Once you reach about 28:00, the game will try to kill you, filling the entire screen with boss-level enemies. If you've set yourself up well, you should still be able to defy death and keep pushing through the endless hordes. Once you hit 30:00, Death itself will be so angered at your continued survival that he will personally appear and instantly kill you, completing the map. Note that this is different from normally dying. The game over screen will say 'complete' instead of over, and in the character select, the character you survived with will have that map checked off as finished. This lets you know you've 'won' instead of merely died.

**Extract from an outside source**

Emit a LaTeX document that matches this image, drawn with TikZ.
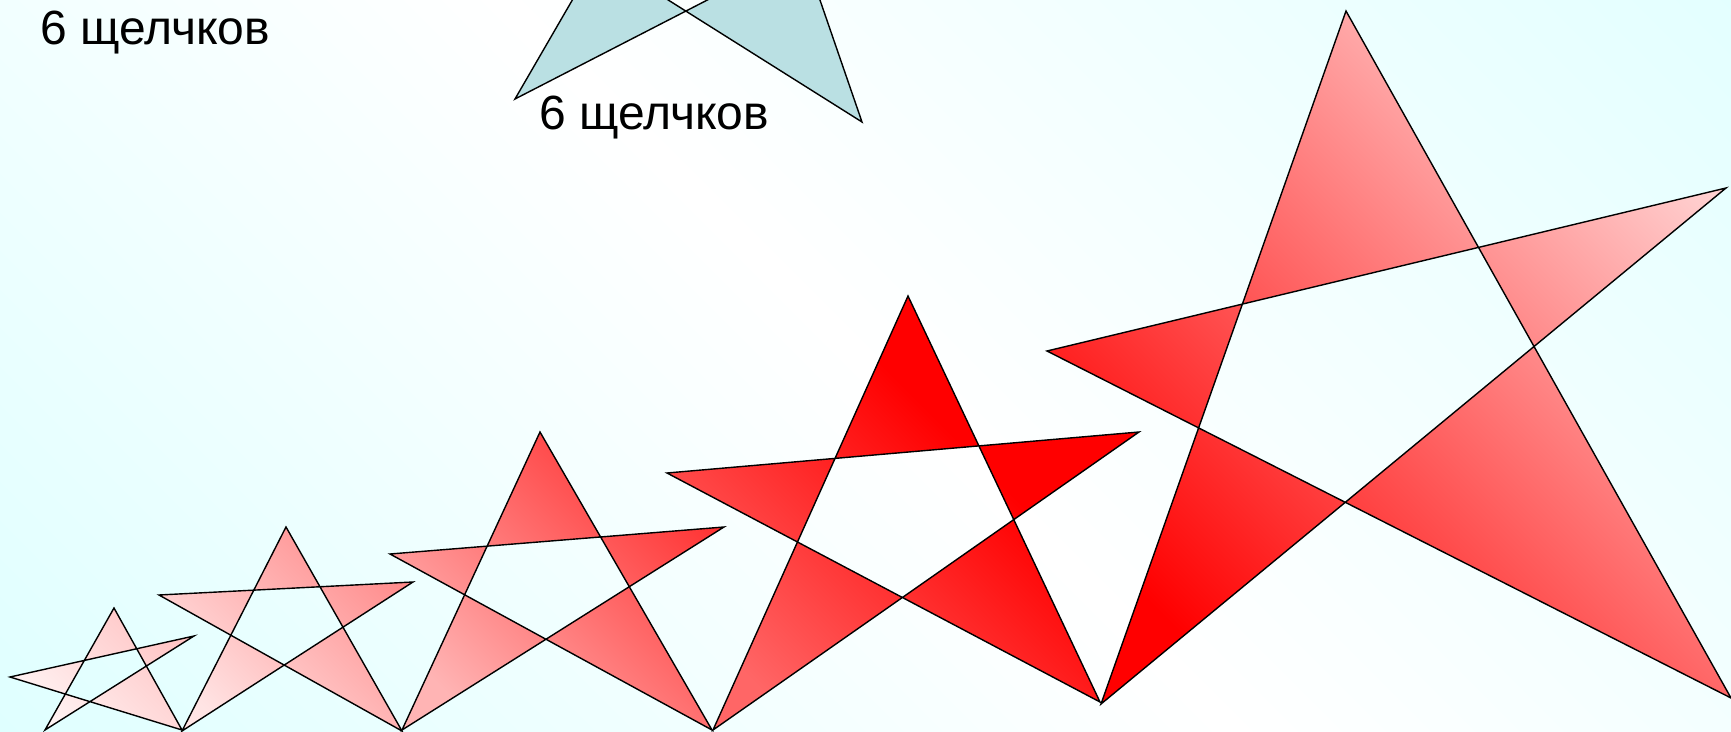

Technically, there is a way to defy even Death... but that's for much later, with the right gear unlocked and a specific setup. For now, relish in your victory!

In Closing

This list of tips should (I hope) let newcomers break through the initial hurdle of being unable to progress. Don't just use these hints as instructions, mold them to your own playstyle, and change or drop them once you're at a higher level of play. Once things like Arcanas and Limit Breaks come into play, you'll be far above needing this guide. This is just to help you get there. For now, keep getting achievements to unlock more of the game, experiment, see which weapons, passives and characters work for you, don't let anyone tell you you're playing the game wrong, and have fun!

Thanks a lot for reading. I felt the need to put down what I learned when I first started Vampire Survivors, when the guides didn't help because they were for high-level play. The rules are completely different for such games, since new saves lack so many tools that break the mechanics of the game. Hopefully, this helps someone else from dropping the game out of frustration or boredom.